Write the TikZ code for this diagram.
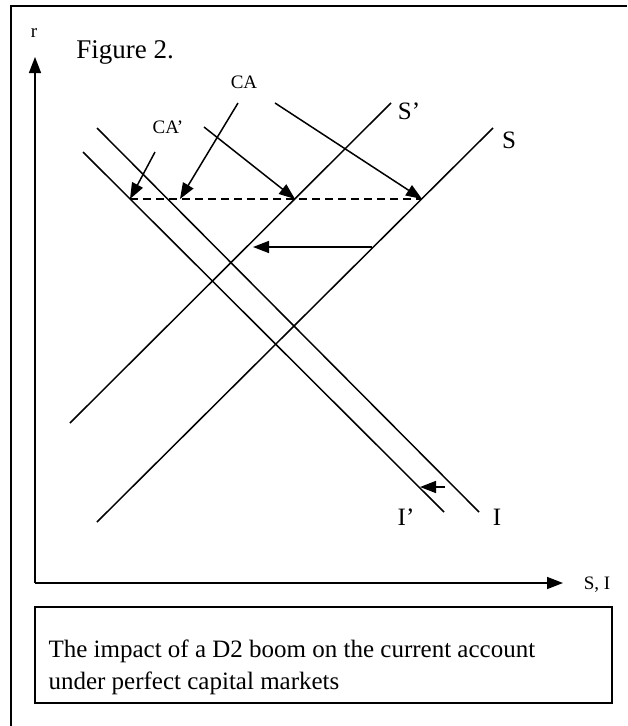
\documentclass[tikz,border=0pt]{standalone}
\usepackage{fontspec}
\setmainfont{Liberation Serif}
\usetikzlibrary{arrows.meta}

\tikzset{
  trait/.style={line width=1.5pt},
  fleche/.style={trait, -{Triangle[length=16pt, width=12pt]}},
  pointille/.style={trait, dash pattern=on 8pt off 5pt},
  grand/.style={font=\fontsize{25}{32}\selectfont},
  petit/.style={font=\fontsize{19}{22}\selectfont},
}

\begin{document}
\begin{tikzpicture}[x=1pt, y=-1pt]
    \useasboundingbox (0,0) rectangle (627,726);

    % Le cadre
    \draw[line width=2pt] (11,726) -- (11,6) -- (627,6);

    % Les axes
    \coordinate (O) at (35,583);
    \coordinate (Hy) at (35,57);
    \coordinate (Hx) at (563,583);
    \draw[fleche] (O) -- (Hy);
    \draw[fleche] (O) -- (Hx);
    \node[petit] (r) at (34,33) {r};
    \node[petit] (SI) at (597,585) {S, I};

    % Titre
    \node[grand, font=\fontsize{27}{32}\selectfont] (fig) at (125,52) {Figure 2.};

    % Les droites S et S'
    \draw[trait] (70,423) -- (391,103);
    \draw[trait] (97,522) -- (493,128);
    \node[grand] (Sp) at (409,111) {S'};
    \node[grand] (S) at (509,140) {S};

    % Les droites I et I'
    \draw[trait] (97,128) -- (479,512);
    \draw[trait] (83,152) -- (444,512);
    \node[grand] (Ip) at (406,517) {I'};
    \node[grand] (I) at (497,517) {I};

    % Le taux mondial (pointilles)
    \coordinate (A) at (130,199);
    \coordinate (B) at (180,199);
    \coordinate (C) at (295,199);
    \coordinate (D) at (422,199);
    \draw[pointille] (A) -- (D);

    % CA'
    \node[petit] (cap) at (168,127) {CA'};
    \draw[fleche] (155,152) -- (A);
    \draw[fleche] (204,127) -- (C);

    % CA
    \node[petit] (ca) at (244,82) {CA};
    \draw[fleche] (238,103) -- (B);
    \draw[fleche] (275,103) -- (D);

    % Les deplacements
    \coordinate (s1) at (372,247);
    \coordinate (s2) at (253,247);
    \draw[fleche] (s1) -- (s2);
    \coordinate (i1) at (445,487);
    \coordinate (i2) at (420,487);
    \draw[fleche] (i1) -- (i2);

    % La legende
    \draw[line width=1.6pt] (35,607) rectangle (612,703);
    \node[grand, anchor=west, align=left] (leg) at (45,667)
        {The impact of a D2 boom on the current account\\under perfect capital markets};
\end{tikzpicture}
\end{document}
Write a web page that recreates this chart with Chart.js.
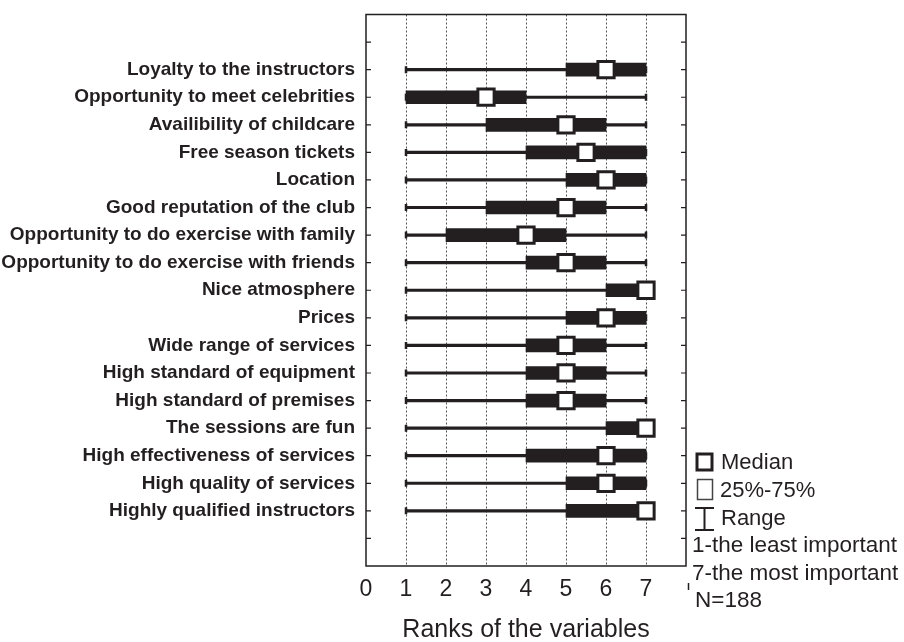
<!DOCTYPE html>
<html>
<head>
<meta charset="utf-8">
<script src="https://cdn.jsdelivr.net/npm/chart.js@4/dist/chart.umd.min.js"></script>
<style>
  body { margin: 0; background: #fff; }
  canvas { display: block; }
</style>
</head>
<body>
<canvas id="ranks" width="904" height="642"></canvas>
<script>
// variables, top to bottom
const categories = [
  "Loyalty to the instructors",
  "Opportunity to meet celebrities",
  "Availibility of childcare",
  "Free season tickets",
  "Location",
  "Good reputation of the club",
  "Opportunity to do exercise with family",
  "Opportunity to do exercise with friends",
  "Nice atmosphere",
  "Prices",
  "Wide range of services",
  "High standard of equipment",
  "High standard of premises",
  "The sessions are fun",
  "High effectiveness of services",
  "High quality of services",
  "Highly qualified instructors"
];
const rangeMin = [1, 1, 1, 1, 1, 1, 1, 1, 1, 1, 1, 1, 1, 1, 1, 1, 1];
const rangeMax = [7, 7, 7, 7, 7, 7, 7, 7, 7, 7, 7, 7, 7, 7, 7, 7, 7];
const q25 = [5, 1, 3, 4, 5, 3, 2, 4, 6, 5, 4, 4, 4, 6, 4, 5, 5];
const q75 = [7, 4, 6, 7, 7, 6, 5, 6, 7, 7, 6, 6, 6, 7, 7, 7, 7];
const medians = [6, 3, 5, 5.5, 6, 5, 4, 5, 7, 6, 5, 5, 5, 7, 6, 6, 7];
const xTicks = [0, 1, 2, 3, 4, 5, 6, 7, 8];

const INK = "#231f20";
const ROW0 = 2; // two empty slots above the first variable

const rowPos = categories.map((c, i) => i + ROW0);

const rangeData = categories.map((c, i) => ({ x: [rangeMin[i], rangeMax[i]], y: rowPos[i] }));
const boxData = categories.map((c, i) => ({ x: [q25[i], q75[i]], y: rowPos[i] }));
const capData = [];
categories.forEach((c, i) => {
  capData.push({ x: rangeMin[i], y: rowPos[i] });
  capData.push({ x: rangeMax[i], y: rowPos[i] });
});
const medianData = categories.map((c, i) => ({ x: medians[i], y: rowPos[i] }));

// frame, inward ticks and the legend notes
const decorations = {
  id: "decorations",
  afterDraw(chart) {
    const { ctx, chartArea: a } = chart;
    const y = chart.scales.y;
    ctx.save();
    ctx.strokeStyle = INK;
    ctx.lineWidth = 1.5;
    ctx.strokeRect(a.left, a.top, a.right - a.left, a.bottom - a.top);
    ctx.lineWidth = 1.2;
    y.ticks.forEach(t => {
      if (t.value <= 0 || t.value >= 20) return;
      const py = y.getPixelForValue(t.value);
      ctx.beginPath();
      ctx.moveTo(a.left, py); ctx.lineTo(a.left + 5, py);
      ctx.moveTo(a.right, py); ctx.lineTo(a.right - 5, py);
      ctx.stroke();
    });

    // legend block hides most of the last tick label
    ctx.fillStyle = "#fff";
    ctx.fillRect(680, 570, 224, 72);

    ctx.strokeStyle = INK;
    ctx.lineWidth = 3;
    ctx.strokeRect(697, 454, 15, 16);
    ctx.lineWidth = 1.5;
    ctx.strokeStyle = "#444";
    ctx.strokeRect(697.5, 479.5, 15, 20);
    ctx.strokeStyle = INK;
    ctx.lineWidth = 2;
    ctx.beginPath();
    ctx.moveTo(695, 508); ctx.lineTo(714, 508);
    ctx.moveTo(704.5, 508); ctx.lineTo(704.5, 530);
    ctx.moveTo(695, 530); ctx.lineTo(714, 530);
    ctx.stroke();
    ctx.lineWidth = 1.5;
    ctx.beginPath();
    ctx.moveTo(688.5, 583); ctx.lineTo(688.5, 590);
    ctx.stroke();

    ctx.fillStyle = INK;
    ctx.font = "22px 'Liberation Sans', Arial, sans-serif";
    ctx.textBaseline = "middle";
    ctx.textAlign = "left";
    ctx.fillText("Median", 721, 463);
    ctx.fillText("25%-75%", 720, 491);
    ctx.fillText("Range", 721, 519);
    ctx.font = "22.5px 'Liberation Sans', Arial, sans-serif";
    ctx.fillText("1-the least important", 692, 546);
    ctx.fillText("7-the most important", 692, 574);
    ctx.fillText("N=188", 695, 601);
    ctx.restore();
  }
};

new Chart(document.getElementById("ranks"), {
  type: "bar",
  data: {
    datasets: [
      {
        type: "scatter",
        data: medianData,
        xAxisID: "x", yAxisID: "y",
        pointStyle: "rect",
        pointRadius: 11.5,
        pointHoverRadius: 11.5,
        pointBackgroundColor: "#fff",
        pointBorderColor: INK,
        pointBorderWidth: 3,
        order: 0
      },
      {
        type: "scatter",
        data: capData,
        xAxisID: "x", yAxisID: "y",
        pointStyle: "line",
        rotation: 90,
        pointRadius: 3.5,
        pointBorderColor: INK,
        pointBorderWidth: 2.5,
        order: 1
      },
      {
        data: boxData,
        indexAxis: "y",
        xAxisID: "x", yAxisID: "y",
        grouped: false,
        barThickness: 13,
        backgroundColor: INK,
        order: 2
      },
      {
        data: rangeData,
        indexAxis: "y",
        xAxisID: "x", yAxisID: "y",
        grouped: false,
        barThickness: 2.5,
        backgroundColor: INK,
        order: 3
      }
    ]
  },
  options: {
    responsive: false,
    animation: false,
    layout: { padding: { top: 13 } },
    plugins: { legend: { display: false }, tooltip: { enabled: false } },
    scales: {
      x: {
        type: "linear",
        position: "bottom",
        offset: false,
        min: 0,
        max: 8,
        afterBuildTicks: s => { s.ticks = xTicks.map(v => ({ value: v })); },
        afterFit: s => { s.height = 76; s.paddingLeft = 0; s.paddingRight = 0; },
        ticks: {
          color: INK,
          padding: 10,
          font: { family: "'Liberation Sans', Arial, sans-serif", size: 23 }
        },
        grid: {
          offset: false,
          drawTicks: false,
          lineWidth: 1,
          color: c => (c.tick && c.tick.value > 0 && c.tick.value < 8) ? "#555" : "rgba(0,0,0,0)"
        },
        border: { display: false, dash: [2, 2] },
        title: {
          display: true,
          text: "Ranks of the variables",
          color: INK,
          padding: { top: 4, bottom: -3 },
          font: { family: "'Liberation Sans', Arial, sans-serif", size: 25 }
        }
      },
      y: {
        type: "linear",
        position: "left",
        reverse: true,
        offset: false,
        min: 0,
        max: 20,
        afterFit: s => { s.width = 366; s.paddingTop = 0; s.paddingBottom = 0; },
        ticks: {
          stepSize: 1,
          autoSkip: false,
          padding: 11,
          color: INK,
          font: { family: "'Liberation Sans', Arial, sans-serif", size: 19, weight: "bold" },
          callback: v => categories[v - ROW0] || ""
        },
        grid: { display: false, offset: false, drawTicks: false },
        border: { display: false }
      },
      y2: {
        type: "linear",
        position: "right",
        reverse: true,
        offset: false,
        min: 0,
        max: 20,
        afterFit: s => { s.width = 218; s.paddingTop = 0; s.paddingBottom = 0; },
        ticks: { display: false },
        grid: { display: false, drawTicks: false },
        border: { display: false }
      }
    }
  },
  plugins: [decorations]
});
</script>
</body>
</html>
:::::
Leave out any pictures and return exactly the lines from the beginning of the data through the line with "(I) at (497,517)", inclusive.

Write the TikZ code for this diagram.
\documentclass[tikz,border=0pt]{standalone}
\usepackage{fontspec}
\setmainfont{Liberation Serif}
\usetikzlibrary{arrows.meta}

\tikzset{
  trait/.style={line width=1.5pt},
  fleche/.style={trait, -{Triangle[length=16pt, width=12pt]}},
  pointille/.style={trait, dash pattern=on 8pt off 5pt},
  grand/.style={font=\fontsize{25}{32}\selectfont},
  petit/.style={font=\fontsize{19}{22}\selectfont},
}

\begin{document}
\begin{tikzpicture}[x=1pt, y=-1pt]
    \useasboundingbox (0,0) rectangle (627,726);

    % Le cadre
    \draw[line width=2pt] (11,726) -- (11,6) -- (627,6);

    % Les axes
    \coordinate (O) at (35,583);
    \coordinate (Hy) at (35,57);
    \coordinate (Hx) at (563,583);
    \draw[fleche] (O) -- (Hy);
    \draw[fleche] (O) -- (Hx);
    \node[petit] (r) at (34,33) {r};
    \node[petit] (SI) at (597,585) {S, I};

    % Titre
    \node[grand, font=\fontsize{27}{32}\selectfont] (fig) at (125,52) {Figure 2.};

    % Les droites S et S'
    \draw[trait] (70,423) -- (391,103);
    \draw[trait] (97,522) -- (493,128);
    \node[grand] (Sp) at (409,111) {S'};
    \node[grand] (S) at (509,140) {S};

    % Les droites I et I'
    \draw[trait] (97,128) -- (479,512);
    \draw[trait] (83,152) -- (444,512);
    \node[grand] (Ip) at (406,517) {I'};
    \node[grand] (I) at (497,517) {I};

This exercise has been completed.